Many factors contributed to Boston's Great Fire:
  • Boston's building regulations were not enforced. There was no authority to stop faulty construction practices.
  • Buildings were often insured at full value or above value. Over-insurance meant owners had no incentive to build fire-safe buildings. Insurance-related arson was common.
  • Flammable wooden French Mansard roofs were common on most buildings. The fire was able to spread quickly from roof to roof, and flames even leapt across the narrow streets onto other buildings. Flying embers and cinders started fires on even more roofs.
  • Merchants were not taxed for inventory in their attics, therefore offering incentive to stuff their wood attics with flammable goods such as wool, textiles, and paper stocks.
  • Most of downtown had old water pipes with low water pressure.
  • Fire hydrant couplings were not standardized.
  • The number of fire hydrants and cisterns was insufficient for a commercial district.
  • A horse flu epizootic that spread across North America that year had immobilized Boston's fire department horses. As a result, all of the fire equipment had to be pulled to the fire by teams of volunteers on foot. This is often cited as the leading cause of this fire growing out of control, but the city commission investigating the fire found that fire crews' response times were delayed by only a matter of minutes.
  • Looters and bystanders interfered with fire fighting efforts.
  • Steam engine pumpers were not able to draw enough water to reach the wooden roofs of tall downtown buildings.
  • Gas supply lines connected to street lamps and used for lighting in buildings couldn't be shut off promptly. Gas lines exploded and fed the flames.

Events

Notable events of the fire:
  • Oliver Wendell Holmes watched the fire from his home on Beacon Hill.
  • Alexander Graham Bell wrote his own eye witness account of the fire in a letter to the The Boston Globe newspaper. Unimpressed by Bell's prose, the paper didn't publish his letter.

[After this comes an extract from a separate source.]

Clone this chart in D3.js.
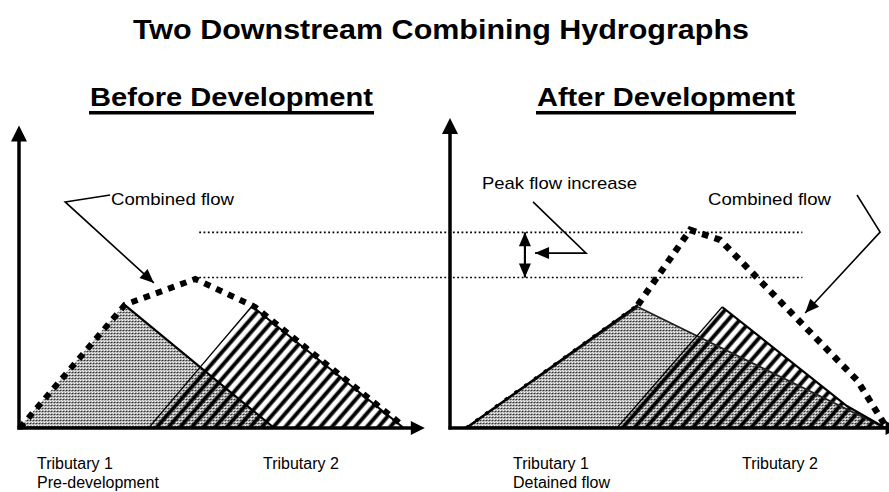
<!DOCTYPE html>
<html><head><meta charset="utf-8">
<script src="https://cdn.jsdelivr.net/npm/d3@7"></script>
<style>body{margin:0;background:#fff}svg{display:block}text{font-family:"Liberation Sans",Arial,sans-serif;fill:#000}</style>
</head><body><svg id="c" width="889" height="492"></svg>
<script>
// ---- data (time units, flow units) ----
const beforeTrib1 = [[0,0],[2.6,4.1],[6.3,0]];
const beforeTrib2 = [[3.2,0],[5.75,4.05],[9.5,0]];
const beforeCombined = [[0.02,0],[2.62,4.1],[4.35,4.95],[5.83,4.02],[9.46,0.1]];
const afterTrib1 = [[0.4,0],[4.64,4.02],[10.75,0]];
const afterTrib2 = [[4.12,0],[6.72,4.02],[9.8,0.73],[10.75,0]];
const afterCombined = [[0.4,0],[4.64,4.09],[5.93,6.58],[6.67,6.25],[10.05,1.59],[10.74,0.1]];
const peakLevels = [5.0, 6.5];
const panelTitles = ["Before Development","After Development"];
const bottomLabels = [["Tributary 1","Pre-development"],["Tributary 2"],["Tributary 1","Detained flow"],["Tributary 2"]];

const svg = d3.select("#c");
const xL = d3.scaleLinear().domain([0,10]).range([19,424]);
const xR = d3.scaleLinear().domain([0,10.8]).range([450,887.4]);
const y = d3.scaleLinear().domain([0,10]).range([428,127]);

const defs = svg.append("defs");
// stipple
const st = defs.append("pattern").attr("id","stip").attr("width",3).attr("height",3).attr("patternUnits","userSpaceOnUse");
st.append("rect").attr("width",3).attr("height",3).attr("fill","#b2b2b2");
st.append("rect").attr("width",1).attr("height",1).attr("fill","#303030");
st.append("rect").attr("x",1).attr("y",0).attr("width",2).attr("height",1).attr("fill","#858585");
st.append("rect").attr("x",2).attr("y",2).attr("width",1).attr("height",1).attr("fill","#ffffff");
st.append("rect").attr("x",1).attr("y",1).attr("width",1).attr("height",1).attr("fill","#e0e0e0");
// stripes
const grad = defs.append("linearGradient").attr("id","sg").attr("x1",0).attr("x2",1).attr("y1",0).attr("y2",0);
[[0,0],[0.25,1],[0.75,1],[1,0]].forEach(([o,a])=>grad.append("stop").attr("offset",o).attr("stop-color","#000").attr("stop-opacity",a));
const sp = defs.append("pattern").attr("id","stripe").attr("width",8.8).attr("height",10).attr("patternUnits","userSpaceOnUse").attr("patternTransform","rotate(41)");
sp.append("rect").attr("x",0).attr("width",5.2).attr("height",10).attr("fill","url(#sg)");

const line = (xs)=>d3.line().x(d=>xs(d[0])).y(d=>y(d[1]));

// title
svg.append("text").attr("x",133).attr("y",39).attr("font-size",27).attr("font-weight","bold")
  .attr("textLength",616).attr("lengthAdjust","spacingAndGlyphs").text("Two Downstream Combining Hydrographs");

// panel titles
const pt = [{x:90,w:283,t:panelTitles[0]},{x:537,w:258,t:panelTitles[1]}];
pt.forEach(p=>{
  svg.append("text").attr("x",p.x).attr("y",106).attr("font-size",26).attr("font-weight","bold")
    .attr("textLength",p.w).attr("lengthAdjust","spacingAndGlyphs").text(p.t);
  svg.append("rect").attr("x",p.x-1).attr("y",111).attr("width",p.w+2).attr("height",3.5).attr("fill","#000");
});

// fills
function drawPanel(xs, t1, t2){
  svg.append("path").attr("d",line(xs)(t1)+"Z").attr("fill","url(#stip)");
  svg.append("path").attr("d",line(xs)(t2)+"Z").attr("fill","url(#stripe)");
}
drawPanel(xL, beforeTrib1, beforeTrib2);
drawPanel(xR, afterTrib1, afterTrib2);

// outlines
svg.append("path").attr("d",line(xL)(beforeTrib1.slice(1))).attr("fill","none").attr("stroke","#000").attr("stroke-width",2.2);
svg.append("path").attr("d",line(xL)(beforeTrib2.slice(0,2))).attr("fill","none").attr("stroke","#000").attr("stroke-width",1.2);
svg.append("path").attr("d",line(xL)(beforeTrib2.slice(1))).attr("fill","none").attr("stroke","#000").attr("stroke-width",2);
svg.append("path").attr("d",line(xR)(afterTrib1)).attr("fill","none").attr("stroke","#222").attr("stroke-width",1.8);
svg.append("path").attr("d",line(xR)(afterTrib2.slice(0,2))).attr("fill","none").attr("stroke","#000").attr("stroke-width",1.2);
svg.append("path").attr("d",line(xR)(afterTrib2.slice(1))).attr("fill","none").attr("stroke","#000").attr("stroke-width",2.2);

// dotted peak levels
peakLevels.forEach(v=>{
  svg.append("line").attr("x1",xL(4.45)).attr("x2",xR(8.7)).attr("y1",y(v)).attr("y2",y(v))
    .attr("stroke","#000").attr("stroke-width",1.7).attr("stroke-dasharray","1.8,2.5");
});

// combined flows
svg.append("path").attr("d",line(xL)(beforeCombined)).attr("fill","none").attr("stroke","#000").attr("stroke-width",6).attr("stroke-dasharray","6.5,6.5");
svg.append("path").attr("d",line(xR)(afterCombined.slice(0,2))).attr("fill","none").attr("stroke","#000").attr("stroke-width",2.2);
svg.append("path").attr("d",line(xR)(afterCombined.slice(0,2))).attr("fill","none").attr("stroke","#000").attr("stroke-width",3.5).attr("stroke-dasharray","3,9");
svg.append("path").attr("d",line(xR)(afterCombined.slice(1))).attr("fill","none").attr("stroke","#000").attr("stroke-width",6.5).attr("stroke-dasharray","6.5,6.5");

// axes
function axes(xs, xMax, yMax){
  const x0=xs(0), y0=y(0);
  svg.append("line").attr("x1",x0).attr("x2",x0).attr("y1",y0+1.5).attr("y2",y(yMax)+14).attr("stroke","#000").attr("stroke-width",3.5);
  svg.append("path").attr("d",`M${x0},${y(yMax)} L${x0-8},${y(yMax)+16} L${x0+8},${y(yMax)+16}Z`).attr("fill","#000");
  svg.append("line").attr("x1",x0-1.5).attr("x2",xs(xMax)-12).attr("y1",y0).attr("y2",y0).attr("stroke","#000").attr("stroke-width",3.5);
  svg.append("path").attr("d",`M${xs(xMax)},${y0} L${xs(xMax)-14},${y0-7} L${xs(xMax)-14},${y0+7}Z`).attr("fill","#000");
}
axes(xL, 10.02, 10.05);
axes(xR, 11.1, 10.3);

// annotations
function arrowLine(xs, pts, sw){
  svg.append("path").attr("d",line(xs)(pts)).attr("fill","none").attr("stroke","#000").attr("stroke-width",sw||1.6);
  const a=pts[pts.length-2], b=pts[pts.length-1];
  const ax=xs(a[0]),ay=y(a[1]),bx=xs(b[0]),by=y(b[1]);
  const ang=Math.atan2(by-ay,bx-ax), L=14, W=6;
  const cx=bx-L*Math.cos(ang), cy=by-L*Math.sin(ang);
  svg.append("path").attr("d",`M${bx},${by} L${cx+W*Math.sin(ang)},${cy-W*Math.cos(ang)} L${cx-W*Math.sin(ang)},${cy+W*Math.cos(ang)}Z`).attr("fill","#000");
}
arrowLine(xL, [[2.25,7.74],[1.14,7.51],[3.33,4.82]]);
arrowLine(xR, [[2.05,7.51],[3.36,5.81],[2.10,5.81]]);
arrowLine(xR, [[1.85,5.75],[1.85,6.5]], 2.2);
arrowLine(xR, [[1.85,5.75],[1.85,5.0]], 2.2);
arrowLine(xR, [[10.05,7.74],[10.62,6.51],[8.77,3.82]]);

const lab = (x,yy,t,w)=>svg.append("text").attr("x",x).attr("y",yy).attr("font-size",17).attr("textLength",w).attr("lengthAdjust","spacingAndGlyphs").text(t);
lab(111,205,"Combined flow",123);
lab(482,189,"Peak flow increase",155);
lab(708,205,"Combined flow",123);

// bottom labels
const bx=[37,263,513,742];
bottomLabels.forEach((ls,i)=>ls.forEach((t,j)=>{
  svg.append("text").attr("x",bx[i]).attr("y",469+j*19).attr("font-size",16).text(t);
}));
</script></body></html>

  • The Great Chicago Fire occurred just one year earlier, in October, 1871.
  • A committee of concerned citizens and property owners was deputized to demolish buildings in the path of the fire with gunpowder kegs. The explosions did more harm than good by most accounts.

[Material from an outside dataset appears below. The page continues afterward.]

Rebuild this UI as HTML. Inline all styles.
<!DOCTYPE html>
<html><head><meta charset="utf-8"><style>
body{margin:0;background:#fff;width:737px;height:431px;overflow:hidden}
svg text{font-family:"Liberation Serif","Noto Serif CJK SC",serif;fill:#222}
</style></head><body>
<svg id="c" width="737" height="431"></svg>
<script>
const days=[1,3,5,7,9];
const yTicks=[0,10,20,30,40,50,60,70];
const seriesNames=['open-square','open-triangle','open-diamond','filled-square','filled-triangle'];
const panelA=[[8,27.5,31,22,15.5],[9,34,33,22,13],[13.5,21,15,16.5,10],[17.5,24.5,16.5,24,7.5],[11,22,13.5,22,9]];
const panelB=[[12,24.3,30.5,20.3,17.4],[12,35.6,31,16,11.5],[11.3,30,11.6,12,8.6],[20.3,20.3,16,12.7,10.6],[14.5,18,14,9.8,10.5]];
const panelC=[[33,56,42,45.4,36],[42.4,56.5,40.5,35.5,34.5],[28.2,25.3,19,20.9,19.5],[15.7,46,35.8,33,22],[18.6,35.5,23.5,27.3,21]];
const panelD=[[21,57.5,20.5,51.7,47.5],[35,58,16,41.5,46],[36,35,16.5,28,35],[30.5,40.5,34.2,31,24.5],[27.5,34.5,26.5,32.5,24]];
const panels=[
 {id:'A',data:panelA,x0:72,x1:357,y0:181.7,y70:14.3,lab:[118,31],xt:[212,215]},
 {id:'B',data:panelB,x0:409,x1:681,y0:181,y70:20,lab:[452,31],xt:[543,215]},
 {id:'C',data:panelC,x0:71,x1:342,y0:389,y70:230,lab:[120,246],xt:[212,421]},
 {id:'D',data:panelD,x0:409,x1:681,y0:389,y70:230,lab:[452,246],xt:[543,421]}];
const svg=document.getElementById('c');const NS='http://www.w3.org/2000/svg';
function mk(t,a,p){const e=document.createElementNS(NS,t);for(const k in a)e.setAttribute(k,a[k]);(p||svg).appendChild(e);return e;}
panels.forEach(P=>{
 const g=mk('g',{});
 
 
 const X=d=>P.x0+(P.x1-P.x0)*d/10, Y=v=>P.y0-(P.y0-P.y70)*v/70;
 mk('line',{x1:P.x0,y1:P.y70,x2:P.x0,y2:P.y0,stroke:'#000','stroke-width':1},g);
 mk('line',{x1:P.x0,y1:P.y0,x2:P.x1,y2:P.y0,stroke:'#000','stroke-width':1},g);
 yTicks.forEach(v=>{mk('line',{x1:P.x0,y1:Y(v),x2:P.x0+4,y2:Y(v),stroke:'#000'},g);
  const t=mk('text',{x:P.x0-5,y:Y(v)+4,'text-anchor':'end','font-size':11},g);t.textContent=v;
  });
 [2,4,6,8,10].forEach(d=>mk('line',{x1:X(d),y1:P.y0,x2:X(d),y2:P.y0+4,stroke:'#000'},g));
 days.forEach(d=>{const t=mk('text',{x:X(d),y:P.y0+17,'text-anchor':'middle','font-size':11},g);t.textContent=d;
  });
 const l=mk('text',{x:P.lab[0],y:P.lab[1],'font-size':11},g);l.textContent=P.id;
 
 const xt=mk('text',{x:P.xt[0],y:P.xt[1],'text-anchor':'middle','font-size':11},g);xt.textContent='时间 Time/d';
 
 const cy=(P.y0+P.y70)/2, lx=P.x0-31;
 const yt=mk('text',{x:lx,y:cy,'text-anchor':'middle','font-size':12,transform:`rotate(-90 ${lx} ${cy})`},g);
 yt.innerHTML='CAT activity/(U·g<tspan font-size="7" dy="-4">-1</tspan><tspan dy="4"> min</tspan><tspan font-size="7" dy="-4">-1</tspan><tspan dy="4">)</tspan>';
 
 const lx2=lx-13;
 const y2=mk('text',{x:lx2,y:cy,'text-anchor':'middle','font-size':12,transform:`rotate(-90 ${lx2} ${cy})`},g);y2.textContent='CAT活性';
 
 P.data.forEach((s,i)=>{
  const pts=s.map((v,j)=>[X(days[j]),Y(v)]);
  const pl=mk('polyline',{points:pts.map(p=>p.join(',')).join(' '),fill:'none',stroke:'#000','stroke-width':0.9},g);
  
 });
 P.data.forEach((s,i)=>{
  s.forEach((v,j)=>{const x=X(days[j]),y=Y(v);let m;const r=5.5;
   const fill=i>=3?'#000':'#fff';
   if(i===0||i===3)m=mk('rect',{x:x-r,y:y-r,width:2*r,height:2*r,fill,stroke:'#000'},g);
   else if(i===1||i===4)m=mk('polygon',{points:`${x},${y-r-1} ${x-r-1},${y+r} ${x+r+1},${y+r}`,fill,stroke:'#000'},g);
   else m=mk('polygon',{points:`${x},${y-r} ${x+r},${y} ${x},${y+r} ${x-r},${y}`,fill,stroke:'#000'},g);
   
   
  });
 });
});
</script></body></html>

  • The glow in the sky over the fire was noted in ship's logs off the coast of Maine.
  • Fire departments from every state in New England arrived on trains carrying pumpers, fire fighters, and more spectators.
  • Looters had to be chased out of burning buildings.

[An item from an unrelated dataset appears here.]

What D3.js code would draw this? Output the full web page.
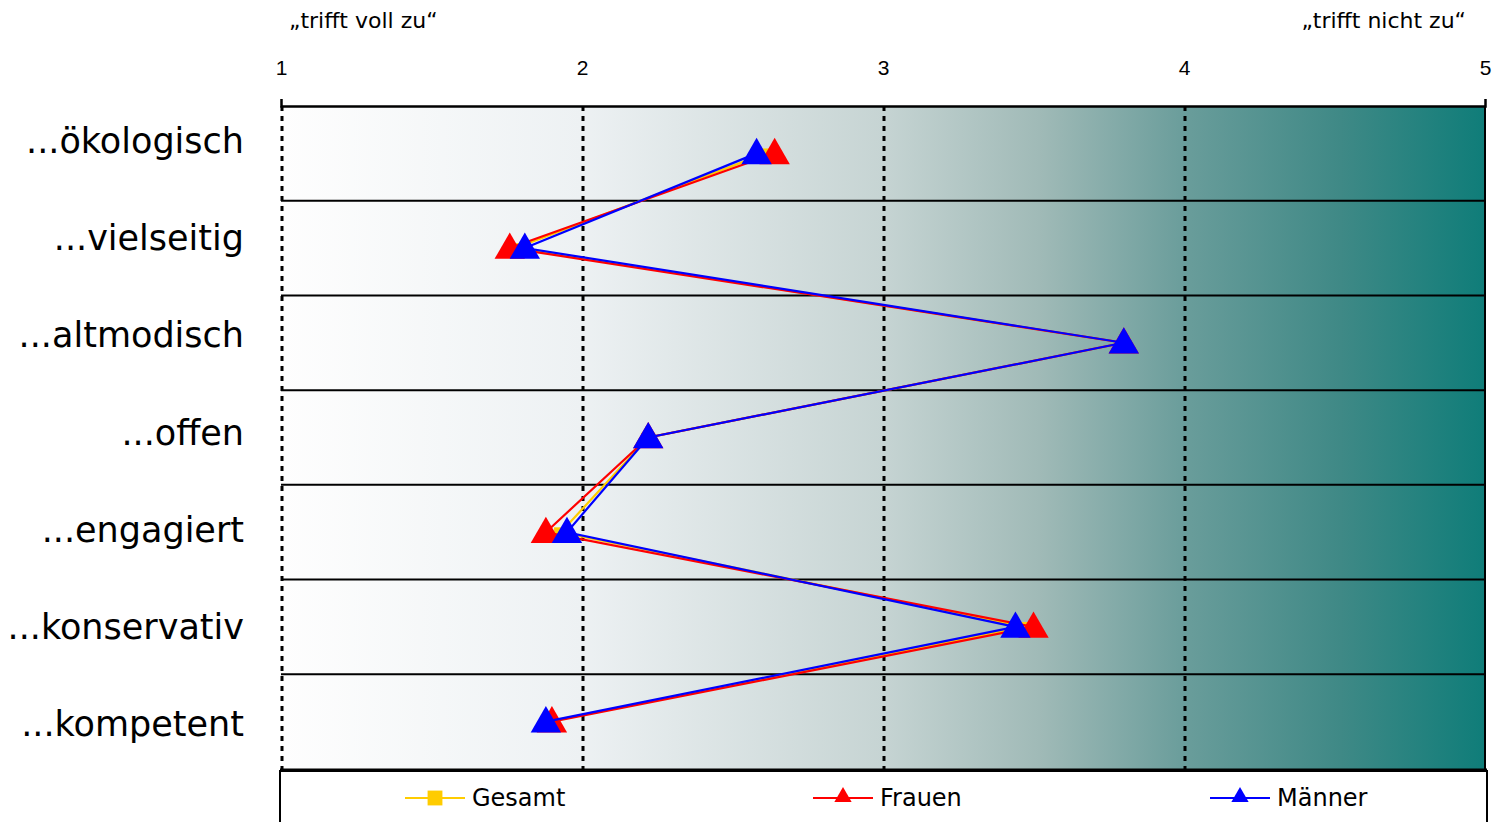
<!DOCTYPE html>
<html>
<head>
<meta charset="utf-8">
<script src="https://cdn.jsdelivr.net/npm/d3@7"></script>
<style>
  body { margin: 0; background: #fff; }
  svg { display: block; }
  .tick text { font-family: "Liberation Sans", Arial, sans-serif; font-size: 21px; fill: #000; }
</style>
</head>
<body>
<div id="chart"></div>
<script>
// categories (rows) and series values
var categories = ["...ökologisch", "...vielseitig", "...altmodisch", "...offen", "...engagiert", "...konservativ", "...kompetent"];
var gesamt = [2.61, 1.78, 3.80, 2.22, 1.93, 3.47, 1.89];
var frauen = [2.64, 1.76, 3.80, 2.22, 1.88, 3.50, 1.90];
var maenner = [2.58, 1.81, 3.80, 2.22, 1.95, 3.44, 1.88];
var tickValues = [1, 2, 3, 4, 5];
var seriesNames = ["Gesamt", "Frauen", "Männer"];
var seriesColors = ["#ffcc00", "#ff0000", "#0000ff"];

var W = 1503, H = 822;
var margin = {top: 106, right: 18, bottom: 53, left: 281};
var width = W - margin.left - margin.right,
    height = H - margin.top - margin.bottom;

var svg = d3.select("#chart").append("svg")
    .attr("width", W)
    .attr("height", H);

// background gradient
var defs = svg.append("defs");
var grad = defs.append("linearGradient")
    .attr("id", "bg")
    .attr("x1", "0%").attr("x2", "100%").attr("y1", "0%").attr("y2", "0%");
[[0, "#fefefe"], [0.25, "#edf1f3"], [0.5, "#c6d4d3"], [0.63, "#a0bab7"], [0.75, "#6a9d9b"], [0.88, "#3f8986"], [1, "#0f7d79"]]
  .forEach(function(s) {
    grad.append("stop").attr("offset", s[0]).attr("stop-color", s[1]);
  });

var g = svg.append("g")
    .attr("transform", "translate(" + margin.left + "," + margin.top + ")");

var x = d3.scaleLinear().domain([1, 5]).range([0, width]);
var y = d3.scaleBand().domain(categories).range([0, height]);
// the row labels sit on a slightly wider spacing than the rows
var yLabel = d3.scalePoint().domain(categories).range([37, 620]);

g.append("rect")
    .attr("width", width)
    .attr("height", height)
    .attr("fill", "url(#bg)");

// dotted vertical lines
g.selectAll(".vgrid")
  .data(tickValues.slice(0, 4))
  .enter()
  .append("line")
    .attr("x1", d => x(d) + 1)
    .attr("x2", d => x(d) + 1)
    .attr("y1", 0)
    .attr("y2", height)
    .attr("stroke", "#000")
    .attr("stroke-width", 3)
    .attr("stroke-dasharray", "5,5");

// row separators
g.selectAll(".hgrid")
  .data(categories.slice(1))
  .enter()
  .append("line")
    .attr("x1", 0)
    .attr("x2", width)
    .attr("y1", d => y(d))
    .attr("y2", d => y(d))
    .attr("stroke", "#000")
    .attr("stroke-width", 2);

// right border + thick bottom
g.append("line")
    .attr("x1", width).attr("x2", width)
    .attr("y1", 0).attr("y2", height)
    .attr("stroke", "#000").attr("stroke-width", 2);
g.append("line")
    .attr("x1", -1).attr("x2", width + 2)
    .attr("y1", height + 1).attr("y2", height + 1)
    .attr("stroke", "#000").attr("stroke-width", 3);

// top axis
var xAxis = g.append("g")
    .call(d3.axisTop(x).tickValues(tickValues).tickFormat(d3.format("d"))
      .tickSizeInner(0).tickSizeOuter(7).tickPadding(31));
xAxis.select(".domain").attr("stroke-width", 2.5);

// category labels
g.selectAll(".cat")
  .data(categories)
  .enter()
  .append("text")
    .attr("x", -37)
    .attr("y", d => yLabel(d))
    .attr("text-anchor", "end")
    .attr("dominant-baseline", "middle")
    .style("font-family", "DejaVu Sans, Verdana, sans-serif")
    .style("font-size", "35px")
    .style("fill", "#000")
    .text(d => d);

// scale end labels
svg.append("text")
    .attr("x", 289).attr("y", 28)
    .style("font-family", "DejaVu Sans, Verdana, sans-serif")
    .style("font-size", "22px")
    .text("\u201Etrifft voll zu\u201C");
svg.append("text")
    .attr("x", 1466).attr("y", 28)
    .attr("text-anchor", "end")
    .style("font-family", "DejaVu Sans, Verdana, sans-serif")
    .style("font-size", "22px")
    .text("\u201Etrifft nicht zu\u201C");

var series = [gesamt, frauen, maenner];
var line = d3.line()
    .x(d => x(d.v))
    .y(d => y(d.c) + y.bandwidth() / 2);
var tri = d3.symbol().type(d3.symbolTriangle).size(400);
var sq = d3.symbol().type(d3.symbolSquare).size(190);

series.forEach(function(vals, i) {
  var pts = vals.map((v, j) => ({c: categories[j], v: v}));
  g.append("path")
    .datum(pts)
    .attr("fill", "none")
    .attr("stroke", seriesColors[i])
    .attr("stroke-width", 2.2)
    .attr("d", line);
  g.selectAll(".m" + i)
    .data(pts)
    .enter()
    .append("path")
      .attr("transform", d => "translate(" + x(d.v) + "," + (y(d.c) + y.bandwidth() / 2 + 2) + ")")
      .attr("d", i === 0 ? sq : tri)
      .attr("fill", seriesColors[i]);
});

// legend
var lg = svg.append("g");
lg.append("rect")
    .attr("x", 280).attr("y", 771)
    .attr("width", 1207).attr("height", 60)
    .attr("fill", "#fff")
    .attr("stroke", "#000")
    .attr("stroke-width", 2);
var legX = [435, 843, 1240];
seriesNames.forEach(function(name, i) {
  var cx = legX[i], cy = 798;
  lg.append("line")
    .attr("x1", cx - 30).attr("x2", cx + 30)
    .attr("y1", cy).attr("y2", cy)
    .attr("stroke", seriesColors[i]).attr("stroke-width", 2);
  lg.append("path")
    .attr("transform", "translate(" + cx + "," + (i === 0 ? cy : cy - 1) + ")")
    .attr("d", i === 0 ? d3.symbol().type(d3.symbolSquare).size(220) : d3.symbol().type(d3.symbolTriangle).size(130))
    .attr("fill", seriesColors[i]);
  lg.append("text")
    .attr("x", cx + 37).attr("y", cy + 8)
    .style("font-family", "DejaVu Sans, Verdana, sans-serif")
    .style("font-size", "24px")
    .text(name);
});
</script>
</body>
</html>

  • Old South Meeting House on Washington Street, the church in which the Boston Tea Revolt was organized, was rescued from the fire by a citizens' brigade of wet blankets.
  • Some well-known businesses in Boston today had their buildings burned in the fire:
  • Harvey W. Wiley took part in fighting the fire while he was a student at Harvard University. He later wrote about it in his autobiography.
  • A self-propelled steam fire engine built at the Amoskeag works in Manchester, New Hampshire, raced across country, manned by mechanics, to help fight the fire.

    Aftermath

    The fire rendered thousands of Bostonians jobless and homeless. Hundreds of businesses were destroyed, and dozens of insurance companies were bankrupted. However, the burnt district was quickly rebuilt in just under two years, mostly from the private capital of Boston's commercial property owners.
       City planning during the post-fire reconstruction caused several streets in downtown Boston to be widened, particularly Congress Street, Federal Street, Purchase Street, and Hawley Street, and reserved the space for Post Office Square. Most of the rubble and ruins of the buildings destroyed by the fire was dumped in the harbor to fill in Atlantic Avenue.
       Boston's Fire Chief John Damrell was credited for stopping the fire despite the circumstances. Damrell later used his celebrity to lobby for the adoption of a unified national building code.